Repeat the listing word for word. No pictures belong in the copy.

* * * * * * *

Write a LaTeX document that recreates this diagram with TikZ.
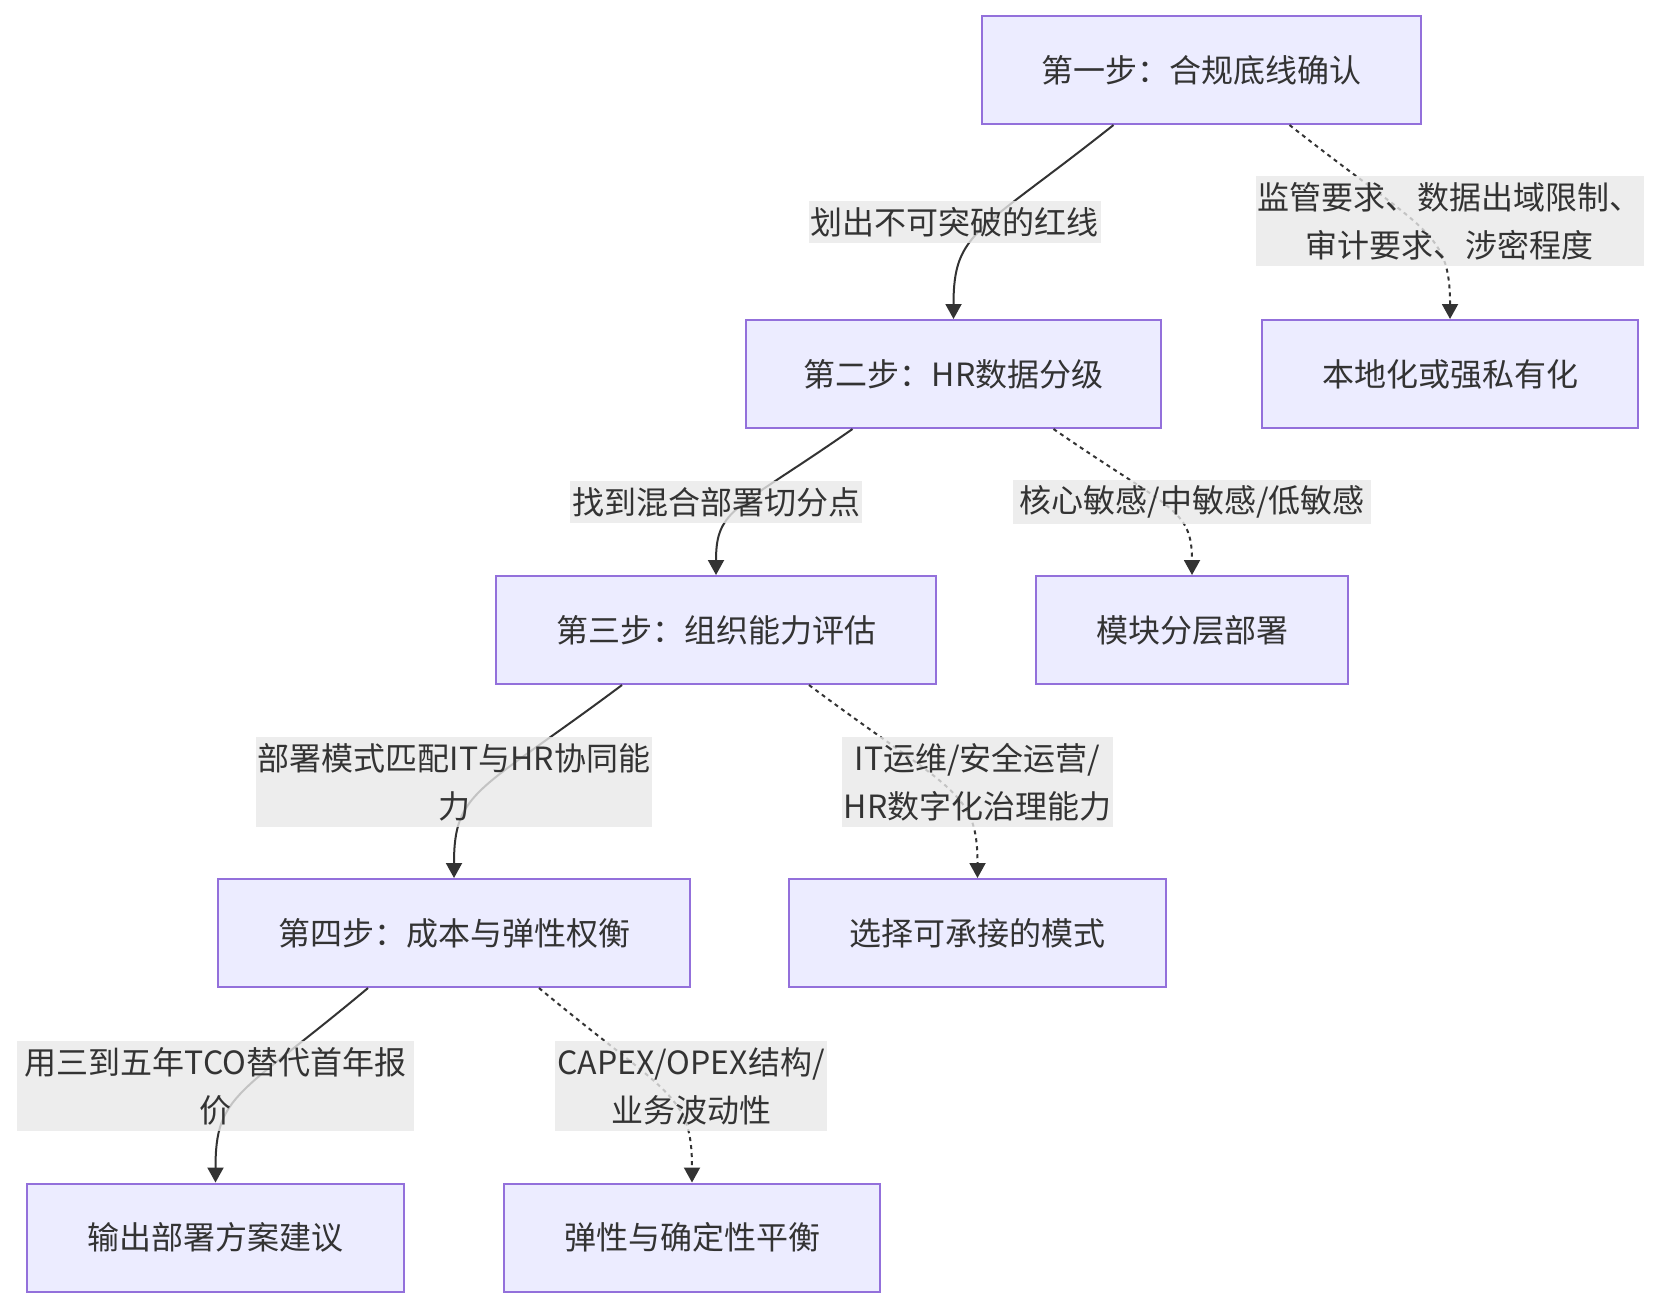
\documentclass[tikz,border=0pt]{standalone}
\usepackage{fontspec}
\newfontfamily\cjk{Noto Sans CJK SC}
\usetikzlibrary{arrows.meta,calc}
\definecolor{boxfill}{HTML}{ECECFF}
\definecolor{boxline}{HTML}{9370DB}
\definecolor{lblfill}{HTML}{E8E8E8}
\definecolor{ink}{HTML}{333333}
\tikzset{
  stepbox/.style={draw=boxline, fill=boxfill, line width=1pt, minimum height=54pt,
    inner sep=0pt, font=\cjk\fontsize{16}{24}\selectfont, text=ink},
  lbl/.style={fill=lblfill, fill opacity=0.8, text opacity=1, inner xsep=1pt, inner ysep=3pt,
    align=center, font=\cjk\fontsize{16}{24}\selectfont, text=ink},
  solidedge/.style={draw=ink, line width=1pt, -{Triangle[length=7.5pt,width=8pt]}},
  dotedge/.style={draw=ink, line width=1pt, dash pattern=on 2pt off 2pt, -{Triangle[length=7.5pt,width=8pt]}},
}
\begin{document}
\begin{tikzpicture}[x=0.5pt,y=-0.5pt]
\useasboundingbox (0,0) rectangle (1657,1308);
% nodes
\node[stepbox, minimum width=219.5pt] (b1) at (1201.5,70) {第一步：合规底线确认};
\node[stepbox, minimum width=207.5pt] (b2) at (953.5,374) {第二步：HR数据分级};
\node[stepbox, minimum width=188pt] (r1) at (1450,374) {本地化或强私有化};
\node[stepbox, minimum width=220pt] (b3) at (716,630) {第三步：组织能力评估};
\node[stepbox, minimum width=156pt] (r2) at (1192,630) {模块分层部署};
\node[stepbox, minimum width=236pt] (b4) at (454,933) {第四步：成本与弹性权衡};
\node[stepbox, minimum width=188.5pt] (r3) at (977.5,933) {选择可承接的模式};
\node[stepbox, minimum width=188.5pt] (b5) at (215.5,1237.5) {输出部署方案建议};
\node[stepbox, minimum width=188pt] (r4) at (692,1237.5) {弹性与确定性平衡};
% edge start points
\coordinate (s1) at ($(b1.south)+(-88,0)$);
\coordinate (t1) at ($(b1.south)+(88,0)$);
\coordinate (s2) at ($(b2.south)+(-101,0)$);
\coordinate (t2) at ($(b2.south)+(100,0)$);
\coordinate (s3) at ($(b3.south)+(-94,0)$);
\coordinate (t3) at ($(b3.south)+(93,0)$);
\coordinate (s4) at ($(b4.south)+(-86,0)$);
\coordinate (t4) at ($(b4.south)+(85,0)$);
% edges
\draw[solidedge] (s1) .. controls +(-136,108) and +(0,-88) .. (b2.north);
\draw[dotedge] (t1) .. controls +(137,108) and +(0,-88) .. (r1.north);
\draw[solidedge] (s2) .. controls +(-116,81) and +(0,-67) .. (b3.north);
\draw[dotedge] (t2) .. controls +(117,81) and +(0,-67) .. (r2.north);
\draw[solidedge] (s3) .. controls +(-143,107) and +(0,-88) .. (b4.north);
\draw[dotedge] (t3) .. controls +(143,107) and +(0,-88) .. (r3.north);
\draw[solidedge] (s4) .. controls +(-129,108) and +(0,-89) .. (b5.north);
\draw[dotedge] (t4) .. controls +(130,108) and +(0,-89) .. (r4.north);
% labels
\node[lbl] (l1) at (954.5,222) {划出不可突破的红线};
\node[lbl] (l2) at (1449.5,221) {监管要求、数据出域限制、\\审计要求、涉密程度};
\node[lbl] (l3) at (716,502) {找到混合部署切分点};
\node[lbl, inner xsep=3pt] (l4) at (1192,502) {核心敏感/中敏感/低敏感};
\node[lbl] (l5) at (454,782) {部署模式匹配IT与HR协同能\\力};
\node[lbl] (l6) at (977.5,782) {IT运维/安全运营/\\HR数字化治理能力};
\node[lbl, inner xsep=4pt] (l7) at (215.5,1086) {用三到五年TCO替代首年报\\价};
\node[lbl] (l8) at (691,1086) {CAPEX/OPEX结构/\\业务波动性};
\end{tikzpicture}
\end{document}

* * * * * * *

Finished task ->
Write a LaTeX document that recreates this diagram with TikZ.
\documentclass[tikz,border=0pt]{standalone}
\usepackage{fontspec}
\newfontfamily\cjk{Noto Sans CJK SC}
\usetikzlibrary{arrows.meta,calc}
\definecolor{boxfill}{HTML}{ECECFF}
\definecolor{boxline}{HTML}{9370DB}
\definecolor{lblfill}{HTML}{E8E8E8}
\definecolor{ink}{HTML}{333333}
\tikzset{
  stepbox/.style={draw=boxline, fill=boxfill, line width=1pt, minimum height=54pt,
    inner sep=0pt, font=\cjk\fontsize{16}{24}\selectfont, text=ink},
  lbl/.style={fill=lblfill, fill opacity=0.8, text opacity=1, inner xsep=1pt, inner ysep=3pt,
    align=center, font=\cjk\fontsize{16}{24}\selectfont, text=ink},
  solidedge/.style={draw=ink, line width=1pt, -{Triangle[length=7.5pt,width=8pt]}},
  dotedge/.style={draw=ink, line width=1pt, dash pattern=on 2pt off 2pt, -{Triangle[length=7.5pt,width=8pt]}},
}
\begin{document}
\begin{tikzpicture}[x=0.5pt,y=-0.5pt]
\useasboundingbox (0,0) rectangle (1657,1308);
% nodes
\node[stepbox, minimum width=219.5pt] (b1) at (1201.5,70) {第一步：合规底线确认};
\node[stepbox, minimum width=207.5pt] (b2) at (953.5,374) {第二步：HR数据分级};
\node[stepbox, minimum width=188pt] (r1) at (1450,374) {本地化或强私有化};
\node[stepbox, minimum width=220pt] (b3) at (716,630) {第三步：组织能力评估};
\node[stepbox, minimum width=156pt] (r2) at (1192,630) {模块分层部署};
\node[stepbox, minimum width=236pt] (b4) at (454,933) {第四步：成本与弹性权衡};
\node[stepbox, minimum width=188.5pt] (r3) at (977.5,933) {选择可承接的模式};
\node[stepbox, minimum width=188.5pt] (b5) at (215.5,1237.5) {输出部署方案建议};
\node[stepbox, minimum width=188pt] (r4) at (692,1237.5) {弹性与确定性平衡};
% edge start points
\coordinate (s1) at ($(b1.south)+(-88,0)$);
\coordinate (t1) at ($(b1.south)+(88,0)$);
\coordinate (s2) at ($(b2.south)+(-101,0)$);
\coordinate (t2) at ($(b2.south)+(100,0)$);
\coordinate (s3) at ($(b3.south)+(-94,0)$);
\coordinate (t3) at ($(b3.south)+(93,0)$);
\coordinate (s4) at ($(b4.south)+(-86,0)$);
\coordinate (t4) at ($(b4.south)+(85,0)$);
% edges
\draw[solidedge] (s1) .. controls +(-136,108) and +(0,-88) .. (b2.north);
\draw[dotedge] (t1) .. controls +(137,108) and +(0,-88) .. (r1.north);
\draw[solidedge] (s2) .. controls +(-116,81) and +(0,-67) .. (b3.north);
\draw[dotedge] (t2) .. controls +(117,81) and +(0,-67) .. (r2.north);
\draw[solidedge] (s3) .. controls +(-143,107) and +(0,-88) .. (b4.north);
\draw[dotedge] (t3) .. controls +(143,107) and +(0,-88) .. (r3.north);
\draw[solidedge] (s4) .. controls +(-129,108) and +(0,-89) .. (b5.north);
\draw[dotedge] (t4) .. controls +(130,108) and +(0,-89) .. (r4.north);
% labels
\node[lbl] (l1) at (954.5,222) {划出不可突破的红线};
\node[lbl] (l2) at (1449.5,221) {监管要求、数据出域限制、\\审计要求、涉密程度};
\node[lbl] (l3) at (716,502) {找到混合部署切分点};
\node[lbl, inner xsep=3pt] (l4) at (1192,502) {核心敏感/中敏感/低敏感};
\node[lbl] (l5) at (454,782) {部署模式匹配IT与HR协同能\\力};
\node[lbl] (l6) at (977.5,782) {IT运维/安全运营/\\HR数字化治理能力};
\node[lbl, inner xsep=4pt] (l7) at (215.5,1086) {用三到五年TCO替代首年报\\价};
\node[lbl] (l8) at (691,1086) {CAPEX/OPEX结构/\\业务波动性};
\end{tikzpicture}
\end{document}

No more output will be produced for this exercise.